- 3 medium acorn squash
- 1-1/2 cups water
- 1 pound bulk pork sausage
- 1/2 pound sliced baby portobello mushrooms
- 1 large onion, chopped
- 1 celery rib, chopped
- 1 garlic clove, minced
- 1/2 cup white wine or beef broth
- 1 can (10-3/4 ounces) condensed cream of mushroom soup, undiluted
- 1 cup salad croutons
- 1/2 cup 2% milk
- 1/3 cup shredded Parmesan cheese
- 1 cup (4 ounces) sharp shredded cheddar cheese, divided
- Cut squash in half; discard seeds. Place cut side down in an ungreased 15-in. x 10-in. x 1-in. baking pan. Add water. Cover and bake at 350° for 40-50 minutes or until tender.
- Meanwhile, in a large skillet, cook the sausage, mushrooms, onion, celery and garlic over medium heat until meat is no longer pink; drain. Add wine. Bring to a boil; cook until liquid is reduced by half. Stir in the soup, croutons, milk, Parmesan and 3/4 cup cheddar cheese.
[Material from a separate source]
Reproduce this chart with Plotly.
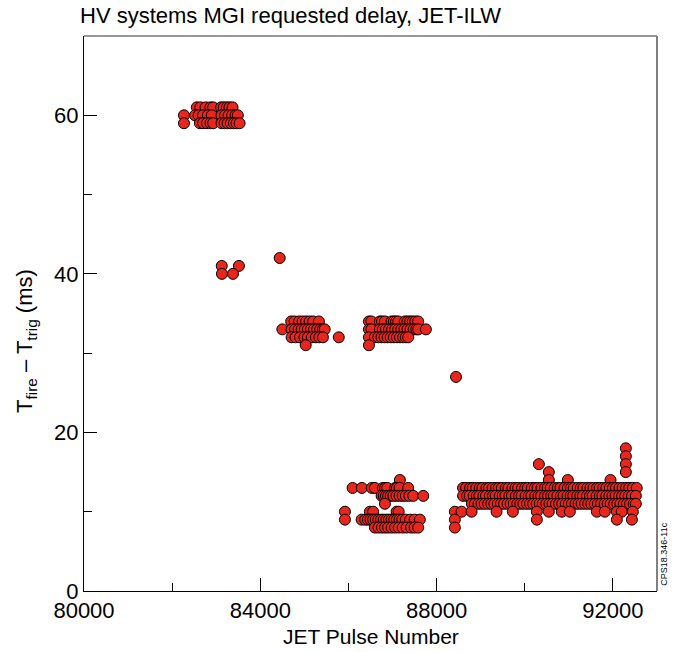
import plotly.graph_objects as go

# ---- data: JET pulse numbers grouped by requested delay (ms) ----
d61 = [82560, 82640, 82760, 82870, 82930, 83110, 83170, 83240, 83300, 83370]
d60 = [82268, 82520, 82600, 82700, 82810, 82900, 83120, 83200, 83280, 83360, 83440, 83490]
d59 = [82268, 82630, 82700, 82790, 82870, 82930, 83120, 83190, 83260, 83330, 83400, 83460, 83530]
d42 = [84440]
d41 = [83125, 83515]
d40 = [83130, 83380]
d34 = [84700, 84780, 84880, 84960, 85040, 85120, 85200, 85330,
       86464, 86520, 86713, 86760, 86827, 86979, 87030, 87080, 87130, 87280, 87340, 87400, 87460,
       87520, 87582]
d33 = [84500, 84710, 84790, 84870, 84940, 85010, 85080, 85150, 85220, 85290, 85360, 85420, 85460,
       86464, 86520, 86713, 86780, 86850, 86920, 86990, 87060, 87130, 87200, 87270, 87340, 87410,
       87480, 87540, 87582, 87757]
d32 = [84710, 84800, 84900, 85000, 85080, 85170, 85260, 85340, 85420, 85780,
       86464, 86600, 86680, 86750, 86820, 86890, 86960, 87030, 87100, 87170, 87240, 87300, 87355]
d31 = [85030, 86464]
d27 = [88440]
d18 = [92293]
d17 = [92293]
d16 = [90320, 92293]
d15 = [90546, 92293]
d14 = [87167, 90546, 90977, 91945]
d13 = [86094, 86305, 86530, 86600, 86780, 86830, 86880, 87060, 87100, 87160, 87355,
       88600, 88670, 88760, 88820, 88900, 88980, 89040, 89130, 89190, 89270, 89350, 89410, 89480,
       89570, 89630, 89720, 89790, 89850, 89940, 90010, 90070, 90160, 90230, 90290, 90380, 90460,
       90520, 90590, 90680, 90750, 90810, 90900, 90980, 91050, 91110, 91200, 91270, 91330, 91420,
       91490, 91560, 91640, 91700, 91780, 91850, 91930, 92000, 92070, 92150, 92220, 92300, 92370,
       92450, 92540]
d12 = [86752, 86800, 86850, 86900, 86960, 87020, 87090, 87160, 87230, 87300, 87380, 87469, 87696,
       88600, 88690, 88750, 88840, 88910, 88970, 89060, 89120, 89210, 89280, 89340, 89430, 89500,
       89560, 89650, 89710, 89800, 89870, 89930, 90020, 90090, 90150, 90240, 90310, 90370, 90460,
       90530, 90600, 90660, 90740, 90820, 90880, 90970, 91040, 91100, 91190, 91260, 91320, 91410,
       91480, 91540, 91630, 91700, 91760, 91850, 91920, 91990, 92060, 92140, 92210, 92280, 92360,
       92430, 92520]
d11 = [86827,
       88800, 88870, 88950, 89020, 89090, 89170, 89240, 89310, 89390, 89460, 89530, 89610, 89680,
       89750, 89830, 89900, 89970, 90050, 90120, 90190, 90270, 90340, 90410, 90490, 90560, 90630,
       90710, 90780, 90850, 90930, 91000, 91070, 91150, 91220, 91290, 91370, 91440, 91510, 91590,
       91660, 91730, 91810, 91880, 91950, 92030, 92100, 92170, 92250, 92320, 92390, 92470, 92520]
d10 = [85920, 86486, 86560, 87092, 87140,
       88414, 88566, 88793, 89360, 89730, 90274, 90546, 90840, 91022, 91635, 91817, 92089, 92200,
       92452]
d9 = [85920, 86298, 86380, 86440, 86500, 86560, 86620, 86680, 86740, 86800, 86860, 86920, 86980,
      87040, 87100, 87160, 87220, 87300, 87400, 87500, 87620,
      88414, 90274, 92089, 92430]
d8 = [86600, 86680, 86760, 86830, 86900, 86980, 87060, 87140, 87230, 87320, 87420, 87500, 87582,
      88414]

groups = [(61, d61), (60, d60), (59, d59), (42, d42), (41, d41), (40, d40),
          (34, d34), (33, d33), (32, d32), (31, d31), (27, d27),
          (18, d18), (17, d17), (16, d16), (15, d15), (14, d14), (13, d13),
          (12, d12), (11, d11), (10, d10), (9, d9), (8, d8)]

xs, ys = [], []
for delay, pulses in groups:
    xs.extend(pulses)
    ys.extend([delay] * len(pulses))

FONT = "Arial, Liberation Sans, sans-serif"

fig = go.Figure()
fig.add_trace(go.Scatter(
    x=xs, y=ys, mode="markers",
    marker=dict(size=11, color="#e8261c", line=dict(color="black", width=1)),
    hoverinfo="x+y", showlegend=False,
))

fig.update_layout(
    width=676, height=652,
    margin=dict(l=84, r=19, t=36, b=61),
    paper_bgcolor="white", plot_bgcolor="white",
    font=dict(family=FONT, color="black"),
    title=dict(text="HV systems MGI requested delay, JET-ILW",
               x=80 / 676, xanchor="left", xref="container",
               y=1 - 15 / 652, yanchor="middle", yref="container",
               font=dict(size=22, family=FONT, color="black")),
    xaxis=dict(range=[80000, 93000], tick0=80000, dtick=4000, tickformat="d",
               ticks="inside", ticklen=13, tickcolor="black", tickwidth=1,
               minor=dict(dtick=2000, ticks="inside", ticklen=8, tickcolor="black"),
               showgrid=False, zeroline=False, showline=True, linecolor="black", linewidth=1,
               tickfont=dict(size=22, family=FONT), automargin=False),
    yaxis=dict(range=[0, 70], tick0=0, dtick=20,
               ticks="inside", ticklen=13, tickcolor="black", tickwidth=1,
               minor=dict(dtick=10, ticks="inside", ticklen=8, tickcolor="black"),
               showgrid=False, zeroline=False, showline=True, linecolor="black", linewidth=1,
               tickfont=dict(size=22, family=FONT), automargin=False),
    shapes=[
        dict(type="line", xref="paper", yref="paper", x0=0, x1=1, y0=1, y1=1,
             line=dict(color="#333333", width=1)),
        dict(type="line", xref="paper", yref="paper", x0=1, x1=1, y0=0, y1=1,
             line=dict(color="#808080", width=2)),
    ],
    annotations=[
        dict(text="JET Pulse Number",
             xref="paper", yref="paper", x=0.5, y=(591 - 636) / 555,
             xanchor="center", yanchor="middle", showarrow=False,
             font=dict(size=21, family=FONT)),
        dict(text="T<sub>fire</sub> – T<sub>trig</sub> (ms)", textangle=-90,
             xref="paper", yref="paper", x=(26 - 84) / 573, y=(591 - 341) / 555,
             xanchor="center", yanchor="middle", showarrow=False,
             font=dict(size=22, family=FONT)),
        dict(text="CPS18.346-11c", textangle=-90,
             xref="paper", yref="paper", x=(664 - 84) / 573, y=0.005,
             xanchor="center", yanchor="bottom", showarrow=False,
             font=dict(size=9, family=FONT)),
    ],
)

fig.write_html("out.html")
- Drain water from squash. Turn squash over; stuff with sausage mixture. Sprinkle with remaining cheddar cheese. Bake, uncovered, for 20-25 minutes or until heated through. Yield: 6 servings.
Full-Bodied White Wine
Enjoy this recipe with a full-bodied white wine such as Chardonnay or Viognier.
Reviews for Sausage & Mushroom Stuffed Squash
"I used venison sausage and everyone loved this recipe!"
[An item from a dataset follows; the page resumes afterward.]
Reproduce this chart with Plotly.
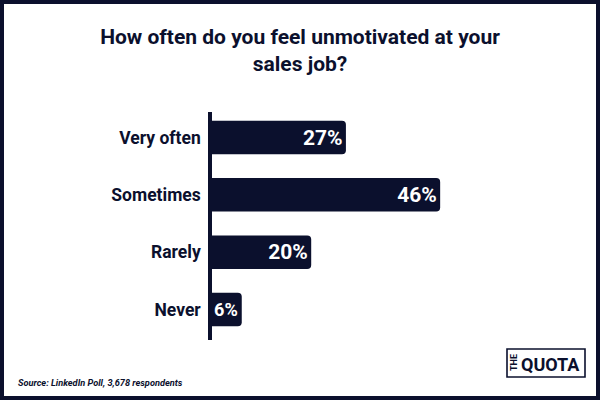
import plotly.graph_objects as go

# ---- data ----
categories = ["Very often", "Sometimes", "Rarely", "Never"]
values = [27, 46, 20, 6]
value_labels = ["27%", "46%", "20%", "6%"]
title_text = "How often do you feel unmotivated at your<br>sales job?"
source_text = "Source: LinkedIn Poll, 3,678 respondents"

NAVY = "#0b102d"
W, H = 600, 400
ML, MR, MT, MB = 212, 40, 112, 60
PW, PH = W - ML - MR, H - MT - MB


def px(x):
    return (x - ML) / PW


def py(y):
    return (H - MB - y) / PH


fig = go.Figure(
    go.Bar(
        x=values,
        y=categories,
        orientation="h",
        width=0.585,
        marker=dict(color=NAVY, line=dict(width=0), cornerradius=4),
        text=value_labels,
        textposition="inside",
        insidetextanchor="end",
        textangle=0,
        textfont=dict(family="Roboto", size=21, color="white", weight=700),
        hoverinfo="skip",
    )
)

fig.update_layout(
    width=W,
    height=H,
    margin=dict(l=ML, r=MR, t=MT, b=MB, pad=0),
    paper_bgcolor="white",
    plot_bgcolor="white",
    showlegend=False,
    title=dict(
        text=title_text,
        x=0.5,
        xref="container",
        xanchor="center",
        y=1 - 44 / H,
        yref="container",
        yanchor="top",
        font=dict(family="Roboto", size=21, color=NAVY, weight=700),
    ),
    xaxis=dict(visible=False, range=[0, PW / 4.96], fixedrange=True),
    yaxis=dict(
        autorange=False,
        range=[3.532, -0.445],
        showline=True,
        linewidth=3.5,
        linecolor=NAVY,
        showgrid=False,
        zeroline=False,
        ticks="",
        ticklabelstandoff=4,
        tickfont=dict(family="Roboto", size=17.5, color=NAVY, weight=700),
        fixedrange=True,
    ),
)

# outer border
fig.add_shape(
    type="rect", xref="paper", yref="paper",
    x0=px(2), x1=px(W - 2), y0=py(H - 2), y1=py(2),
    line=dict(color=NAVY, width=4), fillcolor="rgba(0,0,0,0)", layer="above",
)

# logo box
fig.add_shape(
    type="rect", xref="paper", yref="paper",
    x0=px(507), x1=px(585), y0=py(377), y1=py(349),
    line=dict(color=NAVY, width=1.6), fillcolor="white", layer="above",
)

fig.add_annotation(
    text="QUOTA", xref="paper", yref="paper", x=px(550), y=py(364),
    xanchor="center", yanchor="middle", showarrow=False,
    font=dict(family="Roboto", size=18, color=NAVY, weight=700),
)
fig.add_annotation(
    text="THE", xref="paper", yref="paper", x=px(514), y=py(363),
    xanchor="center", yanchor="middle", showarrow=False, textangle=-90,
    font=dict(family="Roboto", size=9, color=NAVY, weight=700),
)

# source
fig.add_annotation(
    text=source_text, xref="paper", yref="paper", x=px(16), y=py(382),
    xanchor="left", yanchor="middle", showarrow=False,
    font=dict(family="Roboto", size=9.2, color=NAVY, weight=700, style="italic"),
)

fig.write_html("out.html")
"Had to make this twice to decide if my family really liked it. They do. I buy the 3 acorn squash and get two meals from this recipe, since there is only 3 of us. Wasn't sure about adding the croutons, but like them now. Very flavorful dish and we'll have it more often."
"Made just as recipe is written. I used Bob Evans Italian pork sausage roll. I had never cooked with acorn squash before but now this is one of my favorites. Have made several times. Very good!"
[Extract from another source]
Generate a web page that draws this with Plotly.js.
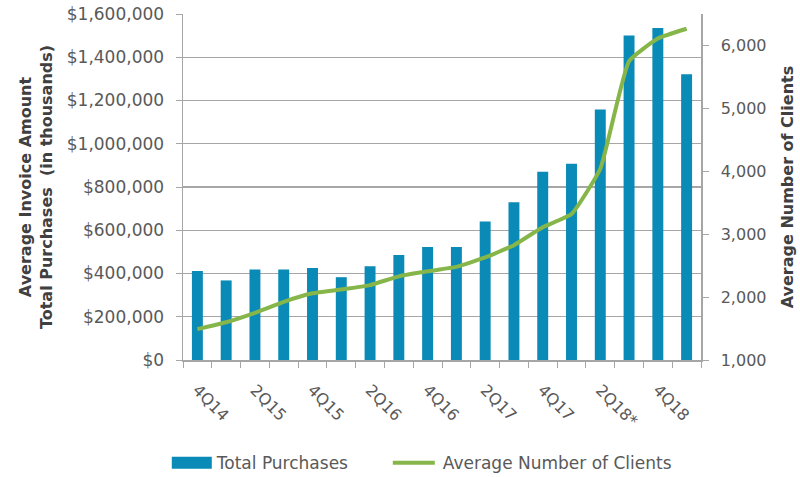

"This has outstanding flavor! Much better than just a meat mixture baked inside the squash. Followed the recipe as is. I only had 2 acorn squash so I had about 1cup of stuffing left over. I am anxious to use the stuffing for stuffed zucchini. I never made stuffed acorn squash before....but I will definitely be making it again with this recipe. Would also like to try using stuffing mix in place of salad croutons. Another great recipe.....Thanks Taste of Home!!!Sept 2015: I made this again, and this time I used stuffing mix in place of salad croutons. It tasted great. I had one large acorn squash, which is plenty for my husband and me. I had almost 2c of sausage mixture left over, even though I generously stuffed the large acorn squash. I froze the left over sausage mixture. The following week, I removed mixture from freezer and put it in the fridge while at work. It was enough to stuff 2 small squash and tasted just as good as the original day I made it. I will be making this again soon!"